Action to consider this week: Grab a pen and paper and make a list of the ways you could love your neighbors (or a specific neighbor) as yourself this week.
Jesus is our example for many things, including what it looks like to be generous and compassionate.
40A leper came to him begging him, and kneeling he said to him, “If you choose, you can make me clean.” 41Moved with pity, Jesus stretched out his hand and touched him, and said to him, “I do choose. Be made clean!”
(Mark 1:40-41, NRSV)
Jesus’ ability to heal people through touch is not something you or I can do; however, there is still a question from the story of Jesus and the leper that we should ponder. Are we willing and prepared to be filled with compassion and offer up what we can when a neighbor cries out?

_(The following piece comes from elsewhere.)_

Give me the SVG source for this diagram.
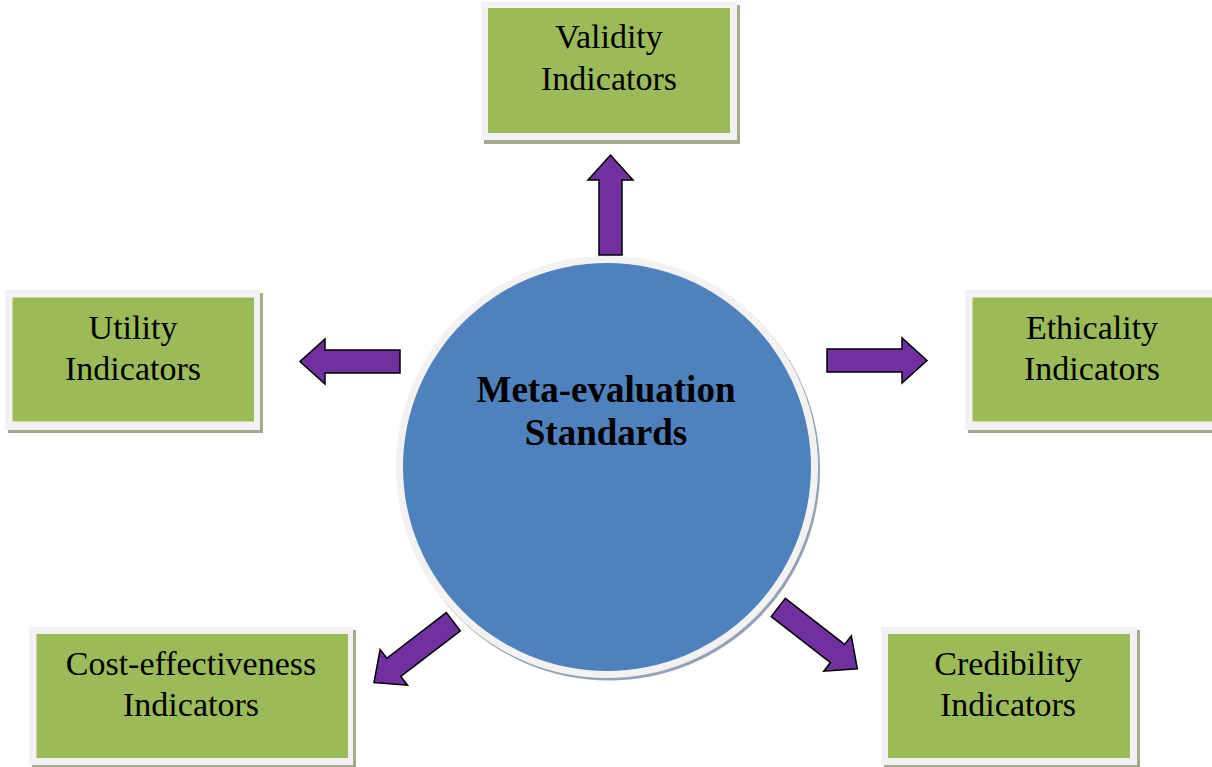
<svg xmlns="http://www.w3.org/2000/svg" width="1212" height="767" viewBox="0 0 1212 767">
  <style>
    .shadow { fill: #a4aa8c; }
    .frame { fill: #f2f2f2; }
    .box { fill: #9bbb59; }
    .label { font-family: "Liberation Serif", "Times New Roman", serif; font-size: 34px; fill: #000; text-anchor: middle; }
    .title { font-family: "Liberation Serif", "Times New Roman", serif; font-size: 37px; font-weight: bold; fill: #000; text-anchor: middle; }
    .arrow { fill: #7030a0; stroke: #000; stroke-width: 1.5; stroke-linejoin: miter; }
  </style>
  <defs>
    <!-- block arrow pointing right: tail centre at origin, tip at (100,0) -->
    <path id="blockArrow" d="M0,-11.5 H75 V-22.5 L100,0 L75,22.5 V11.5 H0 Z"/>
  </defs>
  <rect width="1212" height="767" fill="#ffffff"/>

  <!-- connectors -->
  <g id="connectors" class="arrow">
    <use href="#blockArrow" transform="translate(610.5,255) rotate(-90)"/>
    <use href="#blockArrow" transform="translate(400,361.5) rotate(180)"/>
    <use href="#blockArrow" transform="translate(827,360.5)"/>
    <use href="#blockArrow" transform="translate(453.3,621.7) rotate(142.5)"/>
    <use href="#blockArrow" transform="translate(778.3,607.5) rotate(37.8)"/>
  </g>

  <!-- central node -->
  <g id="center">
    <circle cx="609" cy="469.5" r="211" fill="#95a2b6"/>
    <circle cx="607" cy="467" r="211" fill="#f2f2f2"/>
    <circle cx="607" cy="467" r="204" fill="#4f81bd"/>
    <text class="title" x="606" y="402">Meta-evaluation</text>
    <text class="title" x="606" y="445">Standards</text>
  </g>

  <g id="validity">
    <rect class="shadow" x="484" y="5" width="256" height="139"/>
    <rect class="frame" x="481" y="2" width="256" height="138"/>
    <rect class="box" x="488" y="8" width="242" height="125"/>
    <text class="label" x="609" y="48">Validity</text>
    <text class="label" x="609" y="90">Indicators</text>
  </g>

  <g id="utility">
    <rect class="shadow" x="8" y="293" width="255" height="140"/>
    <rect class="frame" x="5" y="290" width="255" height="140"/>
    <rect class="box" x="12.5" y="297.5" width="241.5" height="124"/>
    <text class="label" x="133" y="339">Utility</text>
    <text class="label" x="133" y="380">Indicators</text>
  </g>

  <g id="ethicality">
    <rect class="shadow" x="968" y="293" width="260" height="140"/>
    <rect class="frame" x="965" y="290" width="260" height="140"/>
    <rect class="box" x="972.5" y="297.5" width="250" height="124"/>
    <text class="label" x="1092" y="339">Ethicality</text>
    <text class="label" x="1092" y="380">Indicators</text>
  </g>

  <g id="cost-effectiveness">
    <rect class="shadow" x="32" y="630" width="324" height="138"/>
    <rect class="frame" x="29" y="627" width="324" height="138"/>
    <rect class="box" x="36.5" y="634" width="311.5" height="124"/>
    <text class="label" x="191" y="675">Cost-effectiveness</text>
    <text class="label" x="191" y="716">Indicators</text>
  </g>

  <g id="credibility">
    <rect class="shadow" x="884" y="630" width="256" height="138"/>
    <rect class="frame" x="881" y="627" width="256" height="138"/>
    <rect class="box" x="888" y="634" width="242" height="124"/>
    <text class="label" x="1008" y="675">Credibility</text>
    <text class="label" x="1008" y="716">Indicators</text>
  </g>
</svg>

The first part of the question - are we willing and prepared to be filled with compassion - is hopefully something you can say “yes” to based on the work you’ve been doing for the previous few weeks. The second part of the question - offering up what we can - is something you will have to be prayerfully considering as an individual and with your Arborlawn neighbors.
Some of you will choose to be more proactive, seeking out ways to help people in your neighborhood. Others of you aren’t as comfortable being proactive and instead will use your energy for the occasions that a neighbor reaches out to you directly. Either way, whether it is through your time, your resources, or both, we each can do something that helps us to be better neighbors. Imagine that your actions through this sermon series leads to your neighborhood becoming the kind of community where everyone loves their neighbors as they love themselves. No action is too small. God can take ordinary people and actions and transform them into something beautiful. Your kindness today might be planting seeds in your neighborhood that you’ll never see grow into fruit, but know that God is working in the midst of what you are thinking and doing. God will nurture the seeds you plant, and your neighborhood will be blessed by your faithfulness.
Prayer:
Good and loving God, you don’t have to think twice about it when we cry out to you. Like the leper, we feel inadequate and unworthy of doing your work. Yet you choose to love and cherish us; you bring us closer into the fold and make us clean and whole. Encourage our hearts to be generous with our compassion, so that our neighbors will see you and know you more. Amen.